Unter den Brücken was one of the last films to be made in Nazi Germany - it passed the censorship in March 1945, but didn't make it to the cinemas as the street battles were about to commence in Berlin in a few weeks. In 1950, the film was finally shown in the cinemas.

Hannelore Schroth
German postcard by Film-Foto-Verlag, no. A 3776/1, 1941-1944. Photo: Foto Haenchen / Bavaria Filmkunst.

Hannelore Schroth
German Postcard by Ross Verlag, no. A 3359/1, 1941-1944. Photo: Haenchen / Tobis.

Hannelore Schroth
German postcard by Film-Foto-Verlag, no. A 3606/2, 1941-1944. Photo: Haenchen / Bavaria Filmkunst.

Emiiiil


After the war Hannelore Schroth gained a foothold at the theater and also continued her film career with such hits as Taxi-Kitty (Kurt Hoffmann, 1950) and Kommen Sie am Ersten/Come at the First (Erich Engel, 1951).

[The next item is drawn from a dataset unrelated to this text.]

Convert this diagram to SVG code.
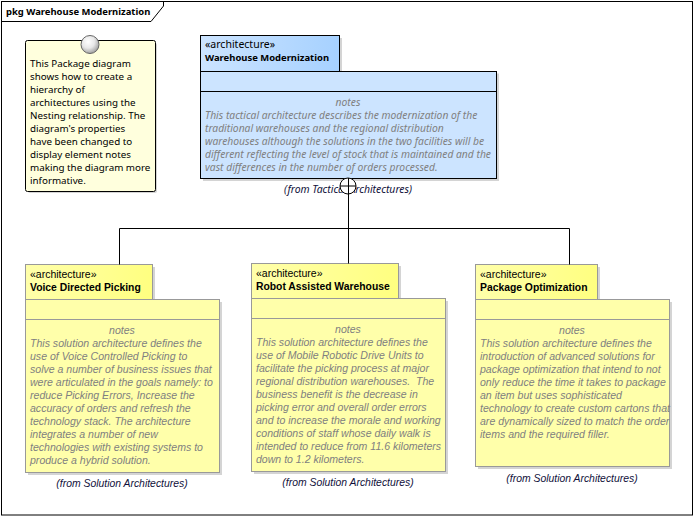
<svg xmlns="http://www.w3.org/2000/svg" width="694" height="516" viewBox="0 0 694 516">
<style>
text{white-space:pre;font-size:10.550px}
.s{font-family:"Noto Sans","Open Sans",sans-serif}
.l{font-family:"Liberation Sans",Arial,sans-serif}
.b{font-weight:bold;fill:#000}
.s.b{font-size:9.450px}
.l.b{font-size:10.350px}
.t{fill:#000}
.s.t{font-size:9.800px}
.st{font-size:10.500px!important}
.l.t{font-size:10.500px}
.n{font-style:italic;fill:#808080}
.s.n{font-size:10.300px}
.f{font-style:italic;fill:#10103a}
.f{font-size:10.400px}
.m{text-anchor:middle}
.sh{fill:#d4d4d4;stroke:none}
.bl{fill:#cce4ff;stroke:#000;stroke-width:1}
.ye{fill:#ffffaa;stroke:#999;stroke-width:1}
.c{fill:none;stroke:#000;stroke-width:1}
</style>
<defs>
<linearGradient id="gb" x1="0" x2="1" y1="0" y2="0"><stop offset="0" stop-color="#cce4ff"/><stop offset="1" stop-color="#a6d1ff"/></linearGradient>
<linearGradient id="gy" x1="0" x2="1" y1="0" y2="0"><stop offset="0" stop-color="#ffffaa"/><stop offset="1" stop-color="#ffff80"/></linearGradient>
<radialGradient id="gc" cx="0.4" cy="0.35" r="0.7"><stop offset="0" stop-color="#fff"/><stop offset="0.5" stop-color="#e8e8e8"/><stop offset="1" stop-color="#999"/></radialGradient>
</defs>
<rect width="694" height="516" fill="#fff"/>
<g id="frame">
<rect x="1.500" y="1.500" width="691" height="513.500" fill="none" stroke="#000"/>
<path d="M1.500 21.500H151L163.500 6V1.500" fill="none" stroke="#000"/>
<text x="6" y="15" class="s b">pkg Warehouse Modernization</text>
</g>
<g id="note">
<rect x="28" y="43" width="129" height="150" rx="2" class="sh"/>
<rect x="25.500" y="40.500" width="130" height="151" rx="2" fill="#ffffdd" stroke="#000"/>
<circle cx="90" cy="44.500" r="9" fill="url(#gc)" stroke="#666"/>
<g>
<text x="30" y="67" class="s t">This Package diagram</text>
<text x="30" y="80" class="s t">shows how to create a</text>
<text x="30" y="93" class="s t">hierarchy of</text>
<text x="30" y="106" class="s t">architectures using the</text>
<text x="30" y="119" class="s t">Nesting relationship. The</text>
<text x="30" y="132" class="s t">diagram's properties</text>
<text x="30" y="145" class="s t">have been changed to</text>
<text x="30" y="158" class="s t">display element notes</text>
<text x="30" y="171" class="s t">making the diagram more</text>
<text x="30" y="184" class="s t">informative.</text>
</g>
</g>
<g id="warehouse-modernization">
<path d="M203 38H342V73.500H499V181H203Z" class="sh"/>
<rect x="200.500" y="35.500" width="139" height="36" fill="url(#gb)" stroke="#000"/>
<rect x="200.500" y="71.500" width="296" height="107" class="bl"/>
<path d="M200.500 91.500H496.500" class="c"/>
<text x="205" y="48" class="s t st">«architecture»</text>
<text x="205" y="61" class="s b">Warehouse Modernization</text>
<text x="348" y="106" class="s n m">notes</text>
<g>
<text x="205" y="119" class="s n">This tactical architecture describes the modernization of the</text>
<text x="205" y="132" class="s n">traditional warehouses and the regional distribution</text>
<text x="205" y="145" class="s n">warehouses although the solutions in the two facilities will be</text>
<text x="205" y="158" class="s n">different reflecting the level of stock that is maintained and the</text>
<text x="205" y="171" class="s n">vast differences in the number of orders processed.</text>
</g>
<text x="348" y="193" class="s f m">(from Tactical Architectures)</text>
</g>
<g id="voice-directed-picking">
<path d="M28 267H155V302H222V475H28Z" class="sh"/>
<rect x="25.500" y="264.500" width="127" height="35" fill="url(#gy)" stroke="#999"/>
<rect x="25.500" y="299.500" width="194" height="173" class="ye"/>
<path d="M25.500 319.500H219.500" fill="none" stroke="#999"/>
<text x="30" y="278" class="l t">«architecture»</text>
<text x="30" y="291" class="l b">Voice Directed Picking</text>
<text x="122" y="334" class="l n m">notes</text>
<g class="l n">
<text x="30" y="347">This solution architecture defines the</text>
<text x="30" y="360">use of Voice Controlled Picking to</text>
<text x="30" y="373">solve a number of business issues that</text>
<text x="30" y="386">were articulated in the goals namely: to</text>
<text x="30" y="399">reduce Picking Errors, Increase the</text>
<text x="30" y="412">accuracy of orders and refresh the</text>
<text x="30" y="425">technology stack. The architecture</text>
<text x="30" y="438">integrates a number of new</text>
<text x="30" y="451">technologies with existing systems to</text>
<text x="30" y="464">produce a hybrid solution.</text>
</g>
<text x="122" y="487" class="l f m">(from Solution Architectures)</text>
</g>
<g id="robot-assisted-warehouse">
<path d="M254 266H401V301H448V474H254Z" class="sh"/>
<rect x="251.500" y="263.500" width="147" height="35" fill="url(#gy)" stroke="#999"/>
<rect x="251.500" y="298.500" width="194" height="173" class="ye"/>
<path d="M251.500 318.500H445.500" fill="none" stroke="#999"/>
<text x="256" y="277" class="l t">«architecture»</text>
<text x="256" y="290" class="l b">Robot Assisted Warehouse</text>
<text x="348" y="333" class="l n m">notes</text>
<g class="l n">
<text x="256" y="346">This solution architecture defines the</text>
<text x="256" y="359">use of Mobile Robotic Drive Units to</text>
<text x="256" y="372">facilitate the picking process at major</text>
<text x="256" y="385">regional distribution warehouses.  The</text>
<text x="256" y="398">business benefit is the decrease in</text>
<text x="256" y="411">picking error and overall order errors</text>
<text x="256" y="424">and to increase the morale and working</text>
<text x="256" y="437">conditions of staff whose daily walk is</text>
<text x="256" y="450">intended to reduce from 11.6 kilometers</text>
<text x="256" y="463">down to 1.2 kilometers.</text>
</g>
<text x="348" y="486" class="l f m">(from Solution Architectures)</text>
</g>
<g id="package-optimization">
<path d="M478 267H600V302H672V469H478Z" class="sh"/>
<rect x="475.500" y="264.500" width="122" height="35" fill="url(#gy)" stroke="#999"/>
<rect x="475.500" y="299.500" width="194" height="167" class="ye"/>
<path d="M475.500 319.500H669.500" fill="none" stroke="#999"/>
<text x="480" y="278" class="l t">«architecture»</text>
<text x="480" y="291" class="l b">Package Optimization</text>
<text x="572" y="334" class="l n m">notes</text>
<g class="l n">
<text x="480" y="347">This solution architecture defines the</text>
<text x="480" y="360">introduction of advanced solutions for</text>
<text x="480" y="373">package optimization that intend to not</text>
<text x="480" y="386">only reduce the time it takes to package</text>
<text x="480" y="399">an item but uses sophisticated</text>
<text x="480" y="412">technology to create custom cartons that</text>
<text x="480" y="425">are dynamically sized to match the order</text>
<text x="480" y="438">items and the required filler.</text>
</g>
<text x="572" y="482" class="l f m">(from Solution Architectures)</text>
</g>
<g id="connectors">
<path d="M348.500 194V263.500M119.500 264.500V228.500H569.500V264.500" class="c"/>
<circle cx="348" cy="186" r="8" fill="#fff" stroke="#000"/>
<path d="M340 186H356M348.500 178V194" class="c"/>
</g>
</svg>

Later well-known films are the classic comedy Der Hauptmann von Köpenick/The Captain from Köpenick (Helmut Käutner, 1956), the romantic drama Wie einst Lili Marleen/Like Once Lili Marleen (Paul Verhoeven, 1956) with the wartime song hit Lili Marlene woven into its plotline, and the comedy Der Mann, der nicht nein sagen konnte/The Man Who Could Not say No (Kurt Früh, 1958) with Heinz Rühmann.

She also became a popular voice actor and dubbed such Hollywood stars as Shirley MacLaine and Elizabeth Taylor.

From the 1950s on, regular engagements for TV followed. She became well-known for a younger audience when she impersonated the role of Mrs. Petrell in the successful Swedish film- and TV-series Emil (Olle Hellbom, 1971-1976). The three feature films and the TV series were based on the novels by Astrid Lindgren about the 5 year-old prankster Emil, who lives with his family on a farm in the district of Lönneberga in Sweden, at the start of the 20th century.

To Hannelore Schroth's last films belong the comedy Bomber & Paganini (Nicos Perakis, 1976) starring Mario Adorf, and Zwischengleis/Yesterday's Tomorrow (Wolfgang Staudte, 1978) with Pola Kinski.

In 1980, Schroth was awarded the Filmband in Gold for her achievements in the German cinema.

Hannelore Schroth died in 1987 in München (Munich). She had been married with the actor Carl Raddatz , her co-star of Unter den Brücken, and from 1945 till 1950 with the Austrian deep sea diver Hans Hass. Her son from that marriage, Hans Hass Jr., was an actor and singer. From her third marriage with a lawyer and film producer also comes a son, Christopher Köster.

Hannelore Schroth
German postcard by Film-Foto-Verlag, no. A 3845/1, 1941-1944. Photo: Baumann / Ufa.

Hannelore Schroth
German postcard by Ross Verlag, no. A 2857/1, 1939-1940. Photo: Haenchen / Tobis.

Hannelore Schroth
German postcard by Film-Foto-Verlag, no. G 231, 1941-1944. Photo: Baumann / Bavaria.

Carl Raddatz, Hannelore Schroth
With Carl Raddatz. German postcard by Film-Foto-Verlag, no. 3954/1, 1941-1944. Photo: Baumann / Ufa.

Hannelore Schroth
German postcard. Photo: Baumann / Terra.

Hannelore Schroth
German postcard by Ufa, Berlin-Tempelhof, no. FK 3492. Retail price: 25 Pfg. Photo: Arthur Grimm / Arca-NF-Film.